Who Flees Is Not a Criminal – How Alice Weidel and a Police Union Are Taking the Rule of Law Hostage

byRainer Hofmann

June 6, 2025

It begins with a sentence as simple as it is cutting: "The circumstances surrounding the entry of the 3 Somalis and the role of left-wing NGOs like Pro Asyl must be clarified." Spoken by Alice Weidel, parliamentary group leader of the AfD, and carried by the undertone of a politics that does not seek to clarify but to indict. Not to ask, but to dictate. What at first glance appears to be a call for transparency reveals itself in context as part of a broader attack: on the right to asylum, on the rule of law, on a society that wants to be more than just a defensive reflex.

Weidel is not alone. The German Police Union (DPolG), a body that has long distanced itself from the image of a moderate workers' association, files a criminal complaint. The suspicion: smuggling of foreigners, aiding and abetting illegal entry, forgery of documents. The targets: unnamed individuals, but by name, Pro Asyl – that organization which for decades has documented, accompanied, and provided legal protection. The complaint relies on nothing more than assumptions and insinuations – a process reminiscent of authoritarian conditions, not of constitutional culture. It is this deliberate shift in terminology that Weidel and her allies employ. Not the causes of flight are at the center, but the flight itself. Not the reasons that drive someone to leave Somalia – hunger, terror, lawlessness – but the cellphone that was handed out to someone in Poland. Not the legal obligation to examine an asylum application, but the assertion that NGOs operate a smuggling network. It is a mindset that considers humanity suspicious and law a weakness.

And then comes the second sentence, no less telling: "In the USA, Merz rightly states that rampant anti-Semitism is linked to migration policy." This sentence, too, comes from Alice Weidel. And it, too, does not aim at insight but at framing. Migration becomes a code, a cipher for everything threatening, foreign, dark.
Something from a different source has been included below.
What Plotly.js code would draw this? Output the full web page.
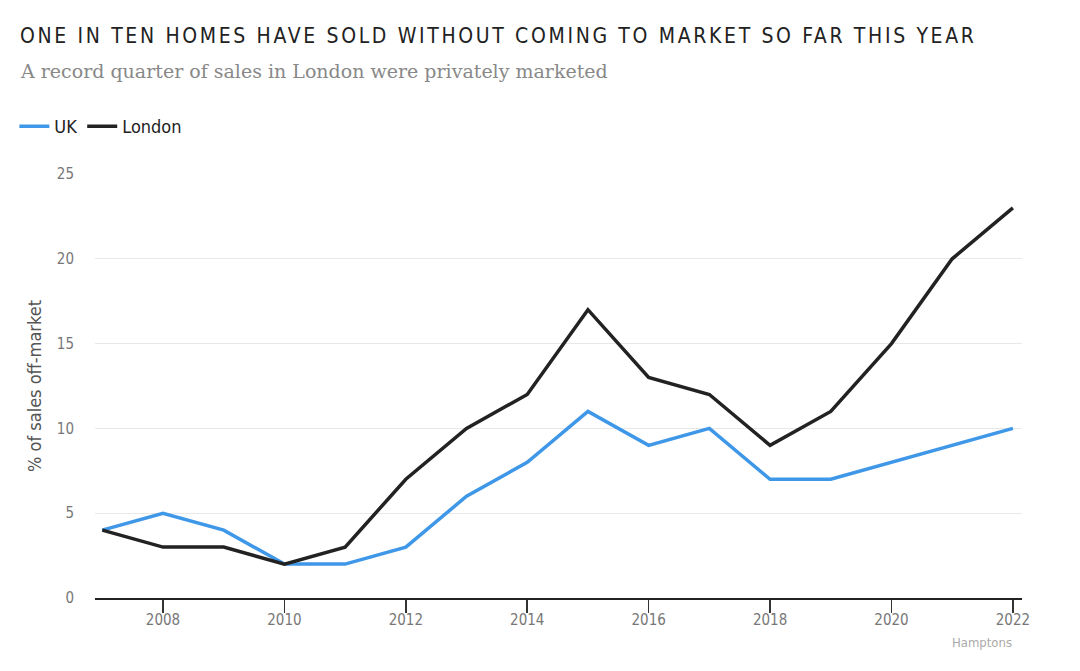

Anti-Semitism, cultivated in Europe for centuries, is suddenly "imported." The responsibility of the majority society? Outsourced. The Shoah? A shadow from the past now turned into a projection surface for creating new scapegoats. What resonates in both statements is a democratic bankruptcy. Not in an institutional sense, but in a deeper cultural one: the refusal to allow complexity. The aversion to nuance. The desire for simplistic blame. Those who label Pro Asyl as "part of a smuggling ring," who criminalize refugees merely for fleeing, who criticize courts for upholding constitutional law – they are not on the margins of democratic discourse, they seek to dismantle that discourse itself.
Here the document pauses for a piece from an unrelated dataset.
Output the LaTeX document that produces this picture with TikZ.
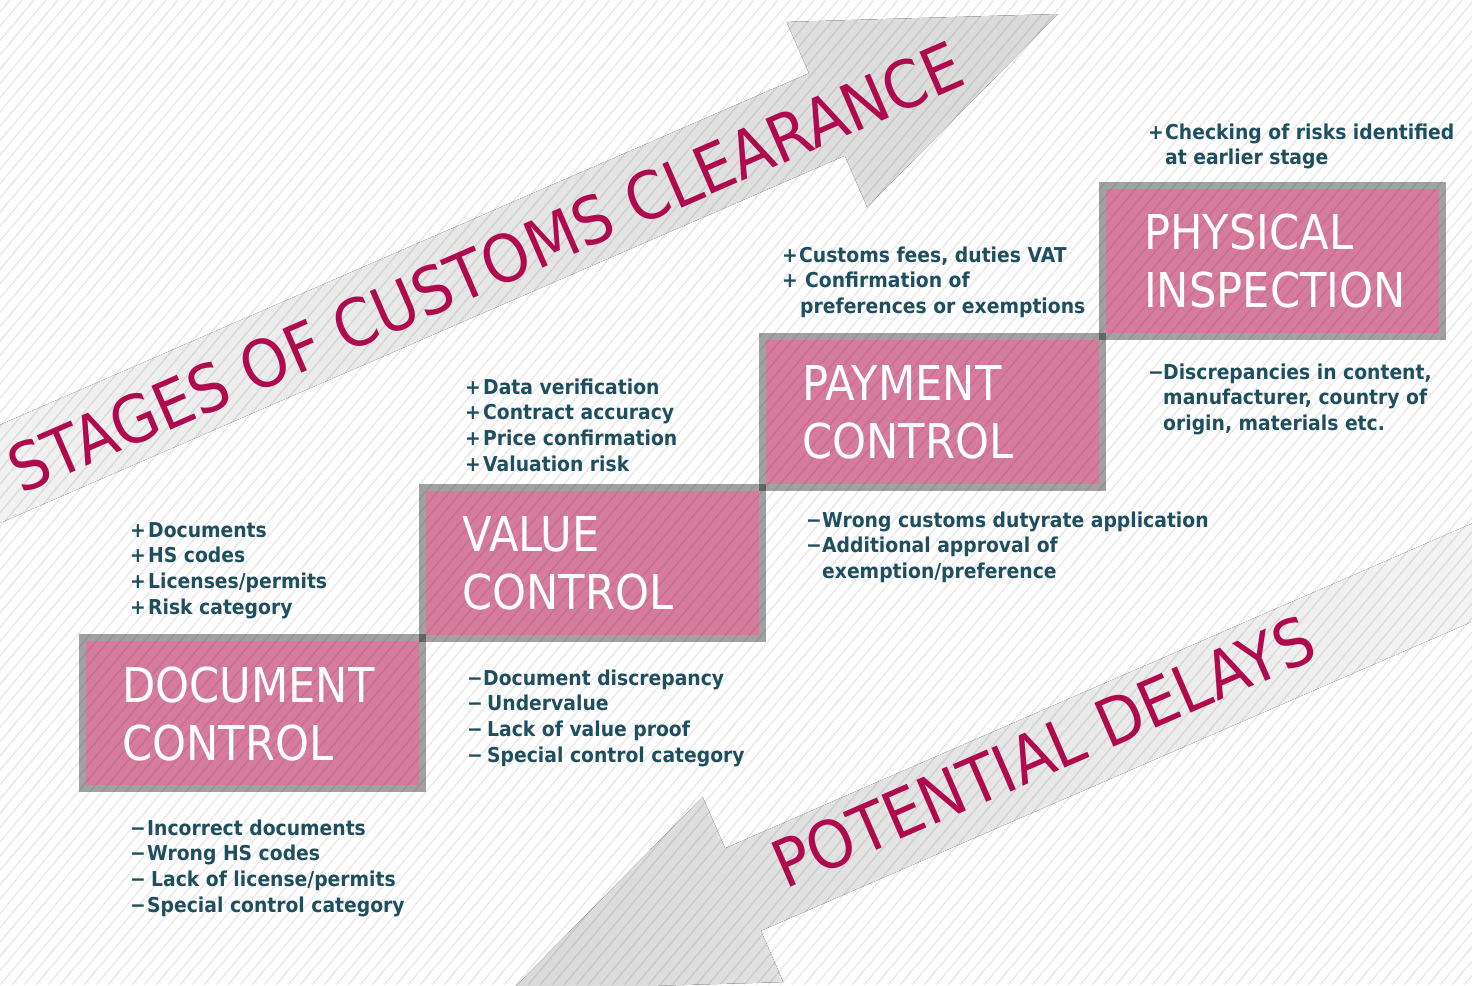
\documentclass[tikz,border=0pt]{standalone}
\usepackage{fontspec}
\setmainfont{DejaVu Sans}[FakeStretch=0.9]
\newfontfamily\titlefont{DejaVu Sans}[FakeStretch=0.92]
\newfontfamily\itemfont{DejaVu Sans}[FakeStretch=0.915]
\usetikzlibrary{calc}
\definecolor{boxpink}{HTML}{D67B9C}
\definecolor{itemteal}{HTML}{1F4E5E}
\definecolor{titlered}{HTML}{B00A4E}
\definecolor{arrowgrey}{HTML}{D9D9D9}
\newcommand\sg[2]{\makebox[#2pt][l]{#1}}
\begin{document}
\begin{tikzpicture}[x=1pt,y=-1pt,
  stagebox/.style={rectangle, minimum width=340pt, minimum height=151pt, inner sep=0pt, outer sep=0pt},
  boxborder/.style={draw=black, draw opacity=0.37, line width=7pt},
  stagelabel/.style={font=\fontsize{48}{58}\selectfont, text=white, anchor=base west, inner sep=0pt},
  itemtext/.style={font=\itemfont\fontsize{20.5}{25.7}\selectfont\bfseries, text=itemteal, anchor=base west, inner sep=0pt},
  titletext/.style={font=\titlefont\fontsize{65.5}{70}\selectfont, text=titlered, anchor=base west, inner sep=0pt, rotate=23.5},
  stripe/.style={draw=black, draw opacity=0.085, line width=1.4pt}
]
\useasboundingbox (0,0) rectangle (1472,985);
\begin{scope}
\clip (0,0) rectangle (1472,985);
\fill[white] (0,0) rectangle (1472,985);

% upper arrow (stages)
\fill[left color=white!96!black, middle color=white!89!black, right color=arrowgrey]
  (-107.9,471.7) -- (809,73.2) -- (786.6,21.9) -- (1058,14) -- (867.2,207.1) -- (844.8,155.8) -- (-72.1,554.3) -- cycle;
% lower arrow (delays)
\fill[left color=arrowgrey, middle color=white!89!black, right color=white!98!black]
  (1642.2,449.5) -- (725.1,848.2) -- (702.7,796.9) -- (511.9,990) -- (783.3,982.1) -- (760.9,930.8) -- (1678,532.1) -- cycle;

% boxes
\node[stagebox] (doc) at (252.5,713) {};
\node[stagebox] (val) at (592.5,562.5) {};
\node[stagebox] (pay) at (932.5,411.5) {};
\node[stagebox] (phy) at (1272.5,260.5) {};
\foreach \b in {doc,val,pay,phy}{
  \fill[boxpink] ([shift={(3.5,3.5)}]\b.north west) rectangle ([shift={(-3.5,-3.5)}]\b.south east);
}
\foreach \b in {doc,val,pay,phy}{
  \draw[boxborder] (\b.north west) rectangle (\b.south east);
}

% stripes
\foreach \i in {-70,...,124}{
  \draw[stripe] ({\i*12},985) -- ++(826,-985);
}
\end{scope}

% box labels
\node[stagelabel] (docl) at ($(doc.north west)+(39.5,64.5)$) {\vtop{\hbox{DOCUMENT}\hbox{CONTROL}}};
\node[stagelabel] (vall) at ($(val.north west)+(39.5,64.5)$) {\vtop{\hbox{VALUE}\hbox{CONTROL}}};
\node[stagelabel] (payl) at ($(pay.north west)+(39.5,64.5)$) {\vtop{\hbox{PAYMENT}\hbox{CONTROL}}};
\node[stagelabel] (phyl) at ($(phy.north west)+(41.5,64.5)$) {\vtop{\hbox{PHYSICAL}\hbox{INSPECTION}}};

% titles
\node[titletext] (t1) at (21,495) {STAGES OF CUSTOMS CLEARANCE};
\node[titletext] (t2) at (785,890) {POTENTIAL DELAYS};

% item lists
\node[itemtext] (dplus) at (130,537) {\vtop{%
  \hbox{\sg{+}{18}Documents}\hbox{\sg{+}{18}HS codes}%
  \hbox{\sg{+}{18}Licenses/permits}\hbox{\sg{+}{18}Risk category}}};
\node[itemtext] (dminus) at (130,835) {\vtop{%
  \hbox{\sg{−}{17}Incorrect documents}\hbox{\sg{−}{17}Wrong HS codes}%
  \hbox{\sg{−}{21}Lack of license/permits}\hbox{\sg{−}{17}Special control category}}};
\node[itemtext] (vplus) at (465,394) {\vtop{%
  \hbox{\sg{+}{18}Data verification}\hbox{\sg{+}{18}Contract accuracy}%
  \hbox{\sg{+}{18}Price confirmation}\hbox{\sg{+}{18}Valuation risk}}};
\node[itemtext] (vminus) at (467,685) {\vtop{%
  \hbox{\sg{−}{16}Document discrepancy}\hbox{\sg{−}{20}Undervalue}%
  \hbox{\sg{−}{20}Lack of value proof}\hbox{\sg{−}{20}Special control category}}};
\node[itemtext] (pplus) at (782,262) {\vtop{%
  \hbox{\sg{+}{17}Customs fees, duties VAT}\hbox{\sg{+}{23}Confirmation of}%
  \hbox{\sg{}{18}preferences or exemptions}}};
\node[itemtext] (pminus) at (806,527) {\vtop{%
  \hbox{\sg{−}{16}Wrong customs dutyrate application}\hbox{\sg{−}{16}Additional approval of}%
  \hbox{\sg{}{16}exemption/preference}}};
\node[itemtext] (iplus) at (1148,139) {\vtop{%
  \hbox{\sg{+}{17}Checking of risks identified}\hbox{\sg{}{17}at earlier stage}}};
\node[itemtext] (iminus) at (1148,379) {\vtop{%
  \hbox{\sg{−}{15}Discrepancies in content,}\hbox{\sg{}{15}manufacturer, country of}%
  \hbox{\sg{}{15}origin, materials etc.}}};
\end{tikzpicture}
\end{document}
Particularly concerning: the DPolG, which presents itself in this constellation as the extended arm of a radicalized domestic policy. It does not simply file a complaint. It sows distrust, marks civil society actors, lends right-wing narratives a veneer of institutional seriousness. And it does so in a climate where authoritarian longings flourish, where the police increasingly become a projection surface for a populist security discourse. A union that behaves this way has long lost its claim to neutrality. It does not defend the constitution – it narrows it. And one could – should – recall: Article 1 of the Basic Law, the Geneva Refugee Convention, the rulings of administrative courts that repeatedly reprimand the behavior of German authorities toward asylum seekers. One could point out that Somalia is among the most dangerous countries in the world, that people there flee from hunger, militias, sexual violence. One could explain that using smugglers is not a crime, but often the only way out in a world without legal escape routes. One could – but one would have to agree that human dignity is non-negotiable.

What remains is a picture of exhaustion: a state allowing itself to be radicalized from the right, a public discourse under permanent fire, a society that must decide what it wants to tolerate. The attack on the three Somalis, on Pro Asyl, on the right to asylum itself is more than a political incident. It is a test case for the moral immune system of this country. And the question it raises is both simple and profound: Who are we if we allow refugees to become suspects simply because they seek protection? If we remain silent while the language of exclusion once again becomes the tone of politics? If we accept that a few tweets are enough to call entire human rights into question?

Who flees is not a criminal. But those who make it one reveal what truly bothers them: Not the how of entry. But the that someone comes at all – someone they had not planned for.

Welcome to a country that must decide. Between fear and justice. Between Weidel and dignity.